Dans le cas d’une holding personnelle, il s’agit d’une exception notable à la règle d’agrément applicable aux travaux externalisés : une holding qui facture sa filiale n’est pas considérée comme un sous-traitant classique nécessitant un agrément CIR.

Cependant, l’administration peut demander :

  • un contrat de mise à disposition,
  • des factures précises détaillant la nature R&D des interventions,
  • et la preuve concrète des travaux réalisés.

Ne sont pas valorisables :

  • dividendes,
  • stock-options,
  • actions gratuites,
  • tout mode de rémunération qui ne constitue pas une charge de personnel.

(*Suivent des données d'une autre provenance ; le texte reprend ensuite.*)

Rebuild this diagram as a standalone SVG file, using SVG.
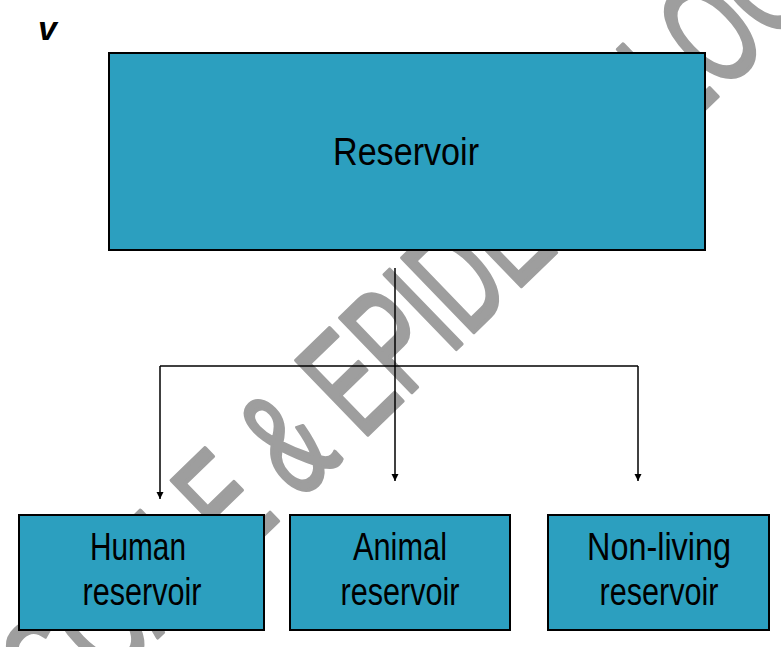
<svg xmlns="http://www.w3.org/2000/svg" width="781" height="647" viewBox="0 0 781 647">
<style>
.box{fill:#2c9fbf;stroke:#000;stroke-width:2}
.lbl{font-family:"Liberation Sans",Arial,sans-serif;font-size:39px;fill:#000;text-anchor:middle}
.con{stroke:#000;stroke-width:1.5;fill:none}
.wm{font-family:"Liberation Sans",Arial,sans-serif;font-size:150px;fill:#9e9e9e;stroke:#9e9e9e;stroke-width:4;stroke-linejoin:round;stroke-linecap:round}
</style>
<defs>
<marker id="arr" viewBox="0 0 10 10" refX="10" refY="5" markerWidth="7" markerHeight="8" markerUnits="userSpaceOnUse" orient="auto">
<path d="M0,0 L10,5 L0,10 z" fill="#000"/>
</marker>
</defs>
<rect width="781" height="647" fill="#fff"/>
<g id="watermark" transform="translate(300,500) rotate(-44) scale(0.61,1)">
<text class="wm" x="-534" y="0">SCALE &amp; EPIDEMIOLOGY</text>
</g>
<text x="38" y="40" font-family="Liberation Sans,Arial,sans-serif" font-size="34" font-weight="bold" font-style="italic">v</text>
<g id="connectors">
<line class="con" x1="395" y1="268" x2="395" y2="481" marker-end="url(#arr)"/>
<line class="con" x1="160" y1="366" x2="638" y2="366"/>
<line class="con" x1="160" y1="366" x2="160" y2="499" marker-end="url(#arr)"/>
<line class="con" x1="638" y1="366" x2="638" y2="481" marker-end="url(#arr)"/>
</g>
<g id="reservoir">
<rect class="box" x="109" y="53" width="596" height="197"/>
<text class="lbl" x="406" y="165" font-size="47" textLength="146" lengthAdjust="spacingAndGlyphs">Reservoir</text>
</g>
<g id="human">
<rect class="box" x="19" y="515" width="245" height="115"/>
<text class="lbl" x="138" y="560" textLength="96" lengthAdjust="spacingAndGlyphs">Human</text>
<text class="lbl" x="142" y="605" textLength="119" lengthAdjust="spacingAndGlyphs">reservoir</text>
</g>
<g id="animal">
<rect class="box" x="290" y="515" width="220" height="115"/>
<text class="lbl" x="400" y="560" textLength="94" lengthAdjust="spacingAndGlyphs">Animal</text>
<text class="lbl" x="400" y="605" textLength="119" lengthAdjust="spacingAndGlyphs">reservoir</text>
</g>
<g id="nonliving">
<rect class="box" x="548" y="515" width="221" height="115"/>
<text class="lbl" x="659" y="560" textLength="144" lengthAdjust="spacingAndGlyphs">Non-living</text>
<text class="lbl" x="659" y="605" textLength="119" lengthAdjust="spacingAndGlyphs">reservoir</text>
</g>
</svg>
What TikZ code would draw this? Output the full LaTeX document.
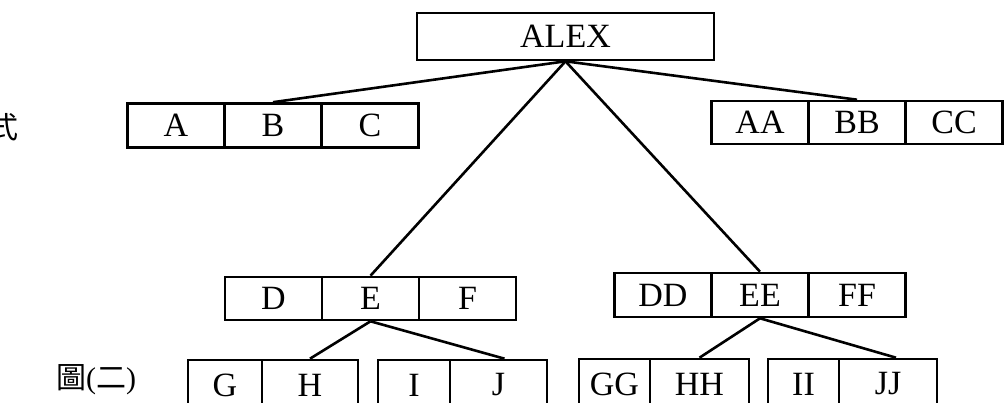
\documentclass[tikz,border=0pt]{standalone}
\usepackage{fontspec}
\setmainfont{Liberation Serif}
\newfontfamily\cjk{Noto Sans CJK TC}
\usetikzlibrary{positioning}

\begin{document}
\begin{tikzpicture}[-,x=1pt,y=-1pt,node distance=97pt,line width=2.6pt,
      cell node/.style={rectangle,draw,inner sep=0pt,minimum width=97pt,
        minimum height=44pt,font=\fontsize{34}{40}\selectfont},
      low node/.style={cell node,minimum height=50pt},
      other node/.style={inner sep=0pt,font=\fontsize{30}{36}\selectfont}]
    \useasboundingbox (0,0) rectangle (1005,403);

        % root
        \node[cell node,minimum width=297pt,minimum height=47pt] (alex) at (565.5,36.5) {ALEX};

        % second level
        \node[cell node] (a) at (176,125.5) {A};
        \node[cell node] (b) [right of=a] {B};
        \node[cell node] (c) [right of=b] {C};
        \node[cell node,minimum height=43pt] (aa) at (760,122.5) {AA};
        \node[cell node,minimum height=43pt] (bb) [right of=aa] {BB};
        \node[cell node,minimum height=43pt] (cc) [right of=bb] {CC};

        % third level
        \node[cell node,minimum height=43pt] (d) at (273.5,298.5) {D};
        \node[cell node,minimum height=43pt] (e) [right of=d] {E};
        \node[cell node,minimum height=43pt] (f) [right of=e] {F};
        \node[cell node,minimum height=44pt] (dd) at (663,295) {DD};
        \node[cell node,minimum height=44pt] (ee) [right of=dd] {EE};
        \node[cell node,minimum height=44pt] (ff) [right of=ee] {FF};

        % leaves
        \node[low node,minimum width=74pt] (g) at (225,385) {G};
        \node[low node,minimum width=96pt] (h) [right of=g,node distance=85pt] {H};
        \node[low node,minimum width=72pt] (i) at (414,385) {I};
        \node[low node,minimum width=97pt] (j) [right of=i,node distance=84.5pt] {J};
        \node[low node,minimum width=71pt] (gg) at (614.5,384) {GG};
        \node[low node,minimum width=99pt] (hh) [right of=gg,node distance=85pt] {HH};
        \node[low node,minimum width=71pt] (ii) at (803.5,384) {II};
        \node[low node,minimum width=98pt] (jj) [right of=ii,node distance=84.5pt] {JJ};

        \node[other node] (side) at (3,127) {\cjk 式};
        \node[other node] (cap) at (96,380) {{\cjk 圖}({\cjk 二})};

        \path
            (alex.south) edge (b.north)
            (alex.south) edge (bb.north)
            (alex.south) edge (e.north)
            (alex.south) edge (ee.north)
            (e.south) edge (h.north)
            (e.south) edge ([xshift=6pt]j.north)
            (ee.south) edge (hh.north)
            (ee.south) edge ([xshift=8pt]jj.north)
        ;
    \end{tikzpicture}
\end{document}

Les “activités indispensables” selon le Guide CIR 2025

Le Guide 2025 du CIR introduit désormais une définition précise de ce qu’est une activité indispensable à la réalisation d’une opération de R&D, utilisée comme grille d’analyse lors des échanges avec les experts.

Quatre critères cumulatifs permettent de déterminer si l’activité d’un collaborateur peut être intégrée :

  1. L’activité doit être effectuée dans le cadre d’une opération qui relève effectivement de la R&D.
  2. Elle doit être en lien direct avec l’objet scientifique ou technique de la recherche menée.
  3. Elle doit être réalisée par une personne disposant des compétences techniques nécessaires pour comprendre ou mener cette activité.
  4. Le résultat de cette activité ne doit pas déjà exister ou être directement accessible par ailleurs.

Cette analyse structure maintenant l’éligibilité de nombreux profils :

  • développeurs autodidactes (critère 3),
  • chefs de projets techniques contribuant aux hypothèses de recherche (critère 2),
  • stagiaires de niveau Master/Ingénieur (critère 3),
  • personnel support participant aux tâches nécessaires à l’avancée scientifique (critères 2 et 4).

Les exemples fournis dans le Guide servent désormais de référence officielle lors des contrôles. Ils renforcent l’importance de démontrer, pour chaque collaborateur, le lien concret entre son activité et l’avancée technique de l’opération de R&D.